"This is the beginning of the total collapse of the siege."
So said Hanin Zuabi, an Israeli Arab member of the parliament who was aboard the flotilla that was attacked by Israel on May 31. That judgment may be a bit premature, however, and both Hamas and the Palestinian Authority are being far more cautious in their assessments of the Israeli decision to weaken its blockade of Gaza.
Skepticism abounds, and with good reason. But yesterday's decision by Israel is an important step that could unlock the frozen Middle East peace process. Israel deserves no applause for its action, since the blockade was wrong in the first place and since it remains unclear how far the Israelis will go in implementing the new rules. Simultaneously with the announcement by the Israeli cabinet, President Obama and Prime Minister Netanyahu set a meeting in Washington on July 6, at which the president will have to read the prime minister the riot act if there is to be any forward movement in talks.

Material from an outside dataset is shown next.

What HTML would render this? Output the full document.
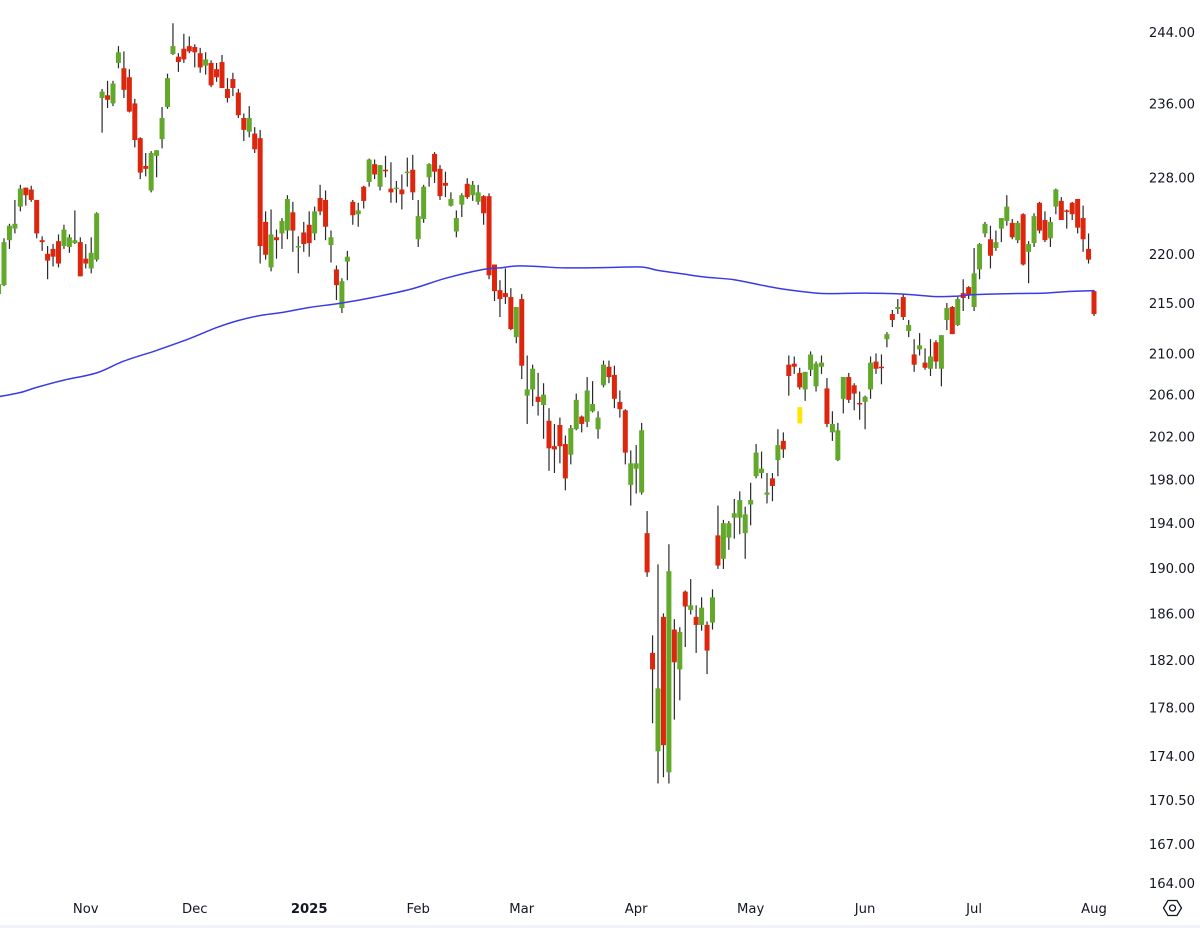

Aluf Benn, writing in the liberal daily Haaretz, gives credit where credit is due: to Turkey and its prime minister, for their support of the flotilla:
"Turkish Prime Minister Recep Tayyip Erdogan can claim a big check mark for himself, despite the Turkish flotilla not having reached Gaza and nine activists aboard the Mavi Marmara ship having been killed during the raid in May. Erdogan achieved his goal: He collapsed the Israeli siege on ‘Hamastan.' The cabinet announcement on Sunday put an end to the three-year-old civilian blockade on Gaza, initiated when Hamas took power."
Benn goes a little too far, of course. The siege hasn't ended yet, and it's unclear precisely what commodities will be allowed to flow in and out of Gaza. The naval blockade remains, but land crossings are to be reopened, while being carefully controlled by the Israeli armed forces. But Netanyahu himself said that while Israel will prevent "weapons and war-supporting material" from entering Gaza, "All other goods will be allowed into Gaza."

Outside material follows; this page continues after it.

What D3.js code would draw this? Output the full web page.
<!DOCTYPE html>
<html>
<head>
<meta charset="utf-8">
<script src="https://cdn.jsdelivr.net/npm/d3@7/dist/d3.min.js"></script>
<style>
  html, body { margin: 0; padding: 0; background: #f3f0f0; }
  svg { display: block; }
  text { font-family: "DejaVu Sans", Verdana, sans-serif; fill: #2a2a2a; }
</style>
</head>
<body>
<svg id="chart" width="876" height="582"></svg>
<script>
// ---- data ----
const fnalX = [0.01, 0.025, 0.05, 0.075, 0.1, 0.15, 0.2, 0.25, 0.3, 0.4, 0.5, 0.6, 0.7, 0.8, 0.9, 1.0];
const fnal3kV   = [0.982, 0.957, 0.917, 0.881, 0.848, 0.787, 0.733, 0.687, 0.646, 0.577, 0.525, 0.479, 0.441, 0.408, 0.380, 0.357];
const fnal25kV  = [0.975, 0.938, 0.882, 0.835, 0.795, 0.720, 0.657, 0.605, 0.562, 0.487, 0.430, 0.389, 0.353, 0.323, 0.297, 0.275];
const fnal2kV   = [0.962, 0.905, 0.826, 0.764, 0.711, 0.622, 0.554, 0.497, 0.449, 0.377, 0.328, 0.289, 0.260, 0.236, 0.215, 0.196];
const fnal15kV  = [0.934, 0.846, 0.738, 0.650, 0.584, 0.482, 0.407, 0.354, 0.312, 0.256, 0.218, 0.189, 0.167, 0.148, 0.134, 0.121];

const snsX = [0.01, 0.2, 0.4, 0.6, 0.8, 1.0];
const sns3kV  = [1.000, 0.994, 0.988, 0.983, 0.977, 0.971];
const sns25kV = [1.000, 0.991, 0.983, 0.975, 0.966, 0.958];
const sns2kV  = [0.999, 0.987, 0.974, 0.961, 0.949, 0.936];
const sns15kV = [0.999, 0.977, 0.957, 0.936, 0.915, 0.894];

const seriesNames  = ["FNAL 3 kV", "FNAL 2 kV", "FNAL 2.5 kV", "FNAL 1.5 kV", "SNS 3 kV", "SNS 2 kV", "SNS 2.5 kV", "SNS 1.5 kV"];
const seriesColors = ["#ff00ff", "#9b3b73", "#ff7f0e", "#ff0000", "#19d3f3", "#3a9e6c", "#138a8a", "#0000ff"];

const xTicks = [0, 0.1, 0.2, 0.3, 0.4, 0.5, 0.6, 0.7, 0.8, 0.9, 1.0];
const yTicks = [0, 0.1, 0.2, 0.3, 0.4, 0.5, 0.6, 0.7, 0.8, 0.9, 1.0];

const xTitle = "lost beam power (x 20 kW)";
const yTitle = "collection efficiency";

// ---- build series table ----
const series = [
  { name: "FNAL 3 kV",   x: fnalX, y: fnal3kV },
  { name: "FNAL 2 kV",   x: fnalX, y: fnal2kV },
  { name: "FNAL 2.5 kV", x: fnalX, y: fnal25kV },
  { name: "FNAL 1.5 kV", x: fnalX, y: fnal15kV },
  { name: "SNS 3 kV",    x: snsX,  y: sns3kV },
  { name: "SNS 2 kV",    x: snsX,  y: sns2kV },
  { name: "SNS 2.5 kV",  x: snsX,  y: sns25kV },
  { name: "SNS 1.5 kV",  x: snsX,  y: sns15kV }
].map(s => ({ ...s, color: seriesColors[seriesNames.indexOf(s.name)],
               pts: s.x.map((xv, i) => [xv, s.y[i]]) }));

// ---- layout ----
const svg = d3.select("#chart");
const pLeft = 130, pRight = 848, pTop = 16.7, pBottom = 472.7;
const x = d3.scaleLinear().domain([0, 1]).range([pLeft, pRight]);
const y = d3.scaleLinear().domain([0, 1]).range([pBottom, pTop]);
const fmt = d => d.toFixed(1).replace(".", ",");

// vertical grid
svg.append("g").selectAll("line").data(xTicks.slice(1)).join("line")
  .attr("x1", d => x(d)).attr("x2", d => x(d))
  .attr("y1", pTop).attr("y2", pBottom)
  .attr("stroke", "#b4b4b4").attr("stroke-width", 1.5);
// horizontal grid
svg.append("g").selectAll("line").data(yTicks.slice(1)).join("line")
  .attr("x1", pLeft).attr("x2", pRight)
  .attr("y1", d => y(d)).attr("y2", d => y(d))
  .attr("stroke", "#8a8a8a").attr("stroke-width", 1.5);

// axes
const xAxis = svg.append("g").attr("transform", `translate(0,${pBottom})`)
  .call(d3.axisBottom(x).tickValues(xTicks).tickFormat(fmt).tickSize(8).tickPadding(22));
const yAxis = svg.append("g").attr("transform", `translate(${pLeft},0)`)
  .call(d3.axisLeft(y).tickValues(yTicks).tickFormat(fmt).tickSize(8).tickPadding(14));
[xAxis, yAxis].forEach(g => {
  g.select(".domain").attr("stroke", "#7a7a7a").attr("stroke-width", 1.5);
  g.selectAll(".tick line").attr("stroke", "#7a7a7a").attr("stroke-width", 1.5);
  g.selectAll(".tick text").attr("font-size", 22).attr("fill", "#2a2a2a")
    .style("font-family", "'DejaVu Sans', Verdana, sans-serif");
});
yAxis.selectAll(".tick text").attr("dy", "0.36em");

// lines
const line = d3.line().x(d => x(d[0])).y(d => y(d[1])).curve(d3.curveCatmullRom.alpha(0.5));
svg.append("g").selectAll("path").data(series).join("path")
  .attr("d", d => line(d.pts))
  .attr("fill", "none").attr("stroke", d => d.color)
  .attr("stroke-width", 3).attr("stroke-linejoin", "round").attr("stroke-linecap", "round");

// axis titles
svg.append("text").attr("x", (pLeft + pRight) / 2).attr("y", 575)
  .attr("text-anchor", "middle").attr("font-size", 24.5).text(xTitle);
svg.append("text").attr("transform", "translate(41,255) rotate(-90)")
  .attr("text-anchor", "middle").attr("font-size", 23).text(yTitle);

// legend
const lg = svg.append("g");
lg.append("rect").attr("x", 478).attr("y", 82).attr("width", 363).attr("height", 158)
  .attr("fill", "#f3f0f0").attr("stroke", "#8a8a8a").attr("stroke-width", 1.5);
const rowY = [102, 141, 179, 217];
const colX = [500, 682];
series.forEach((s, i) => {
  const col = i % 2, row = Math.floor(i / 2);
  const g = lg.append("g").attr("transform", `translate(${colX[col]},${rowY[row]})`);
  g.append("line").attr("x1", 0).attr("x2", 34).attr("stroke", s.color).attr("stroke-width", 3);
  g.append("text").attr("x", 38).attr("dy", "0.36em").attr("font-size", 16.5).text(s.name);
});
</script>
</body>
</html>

We'll see. There are major questions about how it will work out. Construction materials and equipment, for instance, will be allowed only when tied to projects approved by the Palestinian Authority and carried out under international supervision, i.e., not by Hamas.
A White House statement, issued Sunday, stressed the importance of the implementation of the new arrangements, saying:
"We will work with Israel, the Palestinian Authority, the Quartet, and other international partners to ensure these arrangements are implemented as quickly and effectively as possible and to explore additional ways to improve the situation in Gaza, including greater freedom of movement and commerce between Gaza and the West Bank. There is more to be done, and the President looks forward to discussing this new policy, and additional steps, with Prime Minister Netanyahu during his visit to Washington on July 6."

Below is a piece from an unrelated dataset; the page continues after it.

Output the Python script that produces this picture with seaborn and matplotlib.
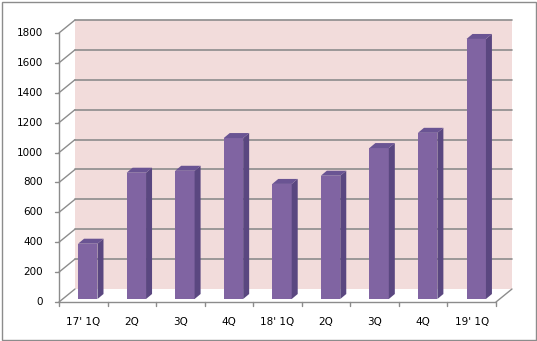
import matplotlib
matplotlib.use("Agg")
import matplotlib.pyplot as plt
import seaborn as sns
import pandas as pd
from matplotlib.transforms import offset_copy
from matplotlib.patches import Polygon, Rectangle

categories = ["17' 1Q", "2Q", "3Q", "4Q", "18' 1Q", "2Q ", "3Q ", "4Q ", "19' 1Q"]
values = [370, 845, 858, 1077, 770, 825, 1010, 1112, 1740]
y_ticks = [0, 200, 400, 600, 800, 1000, 1200, 1400, 1600, 1800]

sns.set_theme(style="white")
plt.rcParams['font.family'] = ['DejaVu Sans']

W, H = 537, 341
fig = plt.figure(figsize=(W / 100, H / 100), dpi=100)
fig.patch.set_facecolor("white")
fig.add_artist(Rectangle((1.5 / W, 1.5 / H), (W - 3) / W, (H - 3) / H, transform=fig.transFigure,
                         fill=False, edgecolor="#8c8c8c", lw=1))

L, R, T, B = 59, 496, 33, 302
ax = fig.add_axes([L / W, (H - B) / H, (R - L) / W, (B - T) / H])
ax.set_xlim(-0.5, 8.5)
ax.set_ylim(0, 1800)
ax.patch.set_alpha(0)
for s in ax.spines.values():
    s.set_visible(False)

DX, DY = 16, 13
grid_c = "#8c8c8c"
back = offset_copy(ax.transData, fig=fig, x=DX, y=DY, units="dots")

wall = Rectangle((-0.5, 0), 9, 1800, transform=back, facecolor="#f2dcdb", edgecolor="none", zorder=0)
wall.set_clip_on(False)
ax.add_patch(wall)
for v in y_ticks:
    if v > 0:
        ax.plot([-0.5, 8.5], [v, v], transform=back, color=grid_c, lw=1.2, zorder=1, clip_on=False)

def disp(x, y):
    return ax.transData.transform((x, y))

for v in y_ticks:
    p0 = disp(-0.5, v)
    ax.plot([p0[0], p0[0] + DX], [p0[1], p0[1] + DY], transform=None, color=grid_c, lw=1, clip_on=False)
p0 = disp(8.5, 0)
ax.plot([p0[0], p0[0] + DX], [p0[1], p0[1] + DY], transform=None, color=grid_c, lw=1, clip_on=False)
ax.plot([-0.5, -0.5], [0, 1800], color=grid_c, lw=1, clip_on=False)
for v in y_ticks:
    p = disp(-0.5, v)
    ax.plot([p[0] - 4, p[0]], [p[1], p[1]], transform=None, color=grid_c, lw=1, clip_on=False)
    ax.text(p[0] - 16, p[1], str(v), transform=None, ha="right", va="center", fontsize=7.5, color="black")
ax.plot([-0.5, 8.5], [0, 0], color=grid_c, lw=1, clip_on=False)
for i in range(10):
    p = disp(i - 0.5, 0)
    ax.plot([p[0], p[0]], [p[1], p[1] - 4], transform=None, color=grid_c, lw=1, clip_on=False)
for i, c in enumerate(categories):
    p = disp(i, 0)
    ax.text(p[0], p[1] - 20, c.strip(), transform=None, ha="center", va="center", fontsize=7.5, color="black")

df = pd.DataFrame({"cat": categories, "val": values})
n_before = len(ax.patches)
sns.barplot(data=df, x="cat", y="val", ax=ax, color="#8064a2", width=0.4, saturation=1,
            linewidth=0, edgecolor="none", zorder=3)
ax.set_xlim(-0.5, 8.5)
ax.set_ylim(0, 1800)
ax.set_xlabel("")
ax.set_ylabel("")
ax.set_xticks([])
ax.set_yticks([])

BX, BY = 4.5, 3
SD, SH = 6, 5
bar_tr = offset_copy(ax.transData, fig=fig, x=BX, y=BY, units="dots")
for patch in list(ax.patches)[n_before:]:
    x0, w, h = patch.get_x(), patch.get_width(), patch.get_height()
    a = ax.transData.transform((x0, 0)) + (BX, BY)
    b = ax.transData.transform((x0 + w, h)) + (BX, BY)
    patch.set_transform(bar_tr)
    side = Polygon([(b[0], a[1]), (b[0], b[1]), (b[0] + SD, b[1] + SH), (b[0] + SD, a[1] + SH)],
                   closed=True, transform=None, facecolor="#5a4780", edgecolor="none", zorder=3)
    top = Polygon([(a[0], b[1]), (b[0], b[1]), (b[0] + SD, b[1] + SH), (a[0] + SD, b[1] + SH)],
                  closed=True, transform=None, facecolor="#6a5493", edgecolor="none", zorder=3)
    ax.add_artist(side)
    ax.add_artist(top)

fig.savefig("out.png", dpi=100, facecolor="white")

Spokesmen for IHH, the Turkish organization that helped to assemble the flotilla, are taking credit, cautiously. Said Hossein Orush, an IHH board member:
"We will continue to struggle until the blockade is completely removed and Palestine achieves independence. Israel must pay the price for its illegal actions in the international court and be subjected to an international committee that will probe the outcome of the flotilla."
And the IHH spokesman Omar Faruk said:
"This is a victory for the people of Gaza and their joint struggle with the humanitarian organizations. ... We are still not entirely pleased and will continue to act toward the complete removal of the blockade on Gaza."